ANN ARBOR — Cesar Ruiz had only gone against him one or two times in practice, but he could recall the reps vividly.
They were preceded with a load yell and plenty of force, two characteristics of an eager Ben Mason. The junior from Newton, Conn., enters his third season on the Michigan football team with his plate more full than ever before.
Not only is he taking reps as needed at fullback, but the 6-foot-3, 254-pound Mason is also working at tight end and at defensive tackle. Don’t forget about special teams, too, making him a true all-around player this spring for the Wolverines.
“It was so much yelling and running,” Ruiz told reporters last week. “I almost didn’t believe it. Like, he’s really yelling at me right now.”
Folks who hang around Mason will just laugh it off. That’s how he is on the football field: eager, intense, and always willing to give 100 percent, no matter the situation or circumstance.

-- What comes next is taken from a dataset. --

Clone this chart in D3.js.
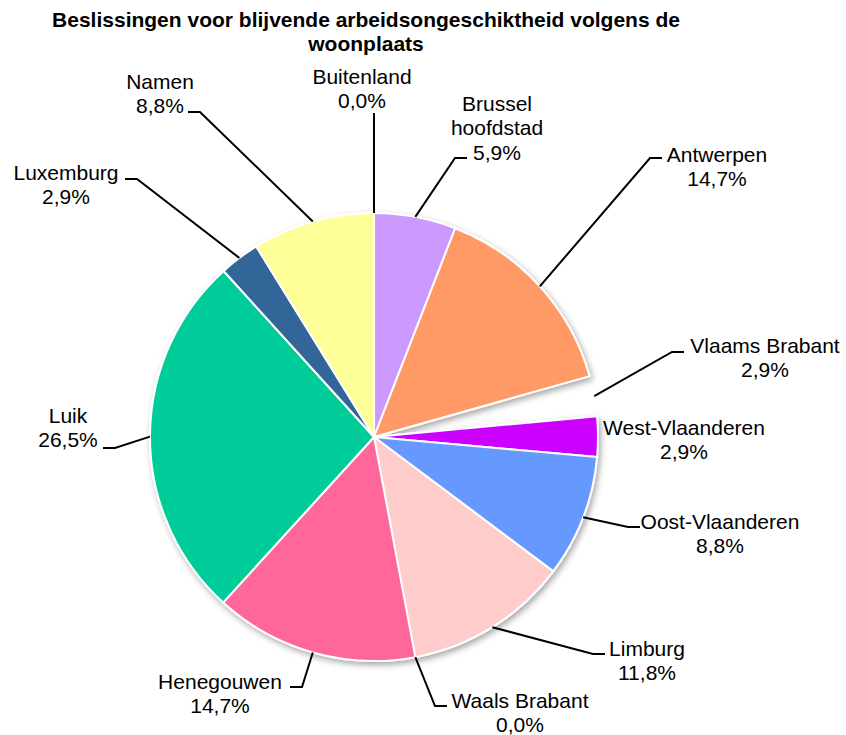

Which is why he obliged when head coach Jim Harbaugh came to him early in winter workouts about trying out on the defensive line.
And just like when Harbaugh told him over and over during the recruiting process that he’d make a good fullback, Mason knew a potential switch was coming.
“Of course it was something that I wanted to do,” said Mason, who is visibly bigger and stronger these days, though he won’t say how much weight he has gained. “It’s another way of getting onto the field.”
Mason says he switches positions every period of every practice. He’ll rotate each practice by which individual drills he starts with, then go where he’s most needed. On some days, that’s on the offensive side of the ball.
The Wolverines are currently depleted in experienced ball carriers, and are working to integrate the tight ends into a new-look, more-up tempo offense under new coordinator Josh Gattis.
Some days, he focuses on defense.
“He’s an animal,” defensive coordinator Don Brown said last month. “I would say that it would be against my better judgment that this guy could play on the defensive line, inside. A freak of nature.”
Brown says Mason comes off the ball exceptionally well and would be able to handle playing at the three-technique, lining up on the outside shoulder of a guard with the goal of disrupting in the backfield.
Currently, Carlo Kemp and Donovan Jeter are taking reps as the No. 1 defensive tackles, with true freshman Mazi Smith backing up Jeter and Mason in the rotation too, Harbaugh said this week.
“I think he’s going to handle it pretty well,” Harbaugh said in March, at the start of spring practice. “Even last year’s offense, he would have been playing somewhere around 20-25 plays a game. We’d like to see Ben Mason getting 60 plays a game. 70 plays a game.
“He’ll be a little bit undersized inside as a three-technique, but with his speed and quickness I don’t know who’s going to stop him. I really don’t.”
Michigan’s new offense appears to fading out the fullback position, the one Mason saw most of his playing time at in 2017 and 2018, making the defensive line his best chance at getting additional playing time in.
Which is fine with him. Mason will be gladly admit that he’s a football-first guy, and his loyalty lies with the coaching staff and the team. Teammate and fellow tight end Nick Eubanks likened Mason last week to Bobby Boucher, the fictitious character in “The Waterboy” who went from football team water boy to knocking opponents out.
“When I think defensive-minded, I think attacking,” Mason said. “I think smothering and wanting to go after people. I could see myself as a defensive-minded player, but I think I’m an offensive-minded football player too.
“It was a way to get on the field and help the team, so I was happy to do it.”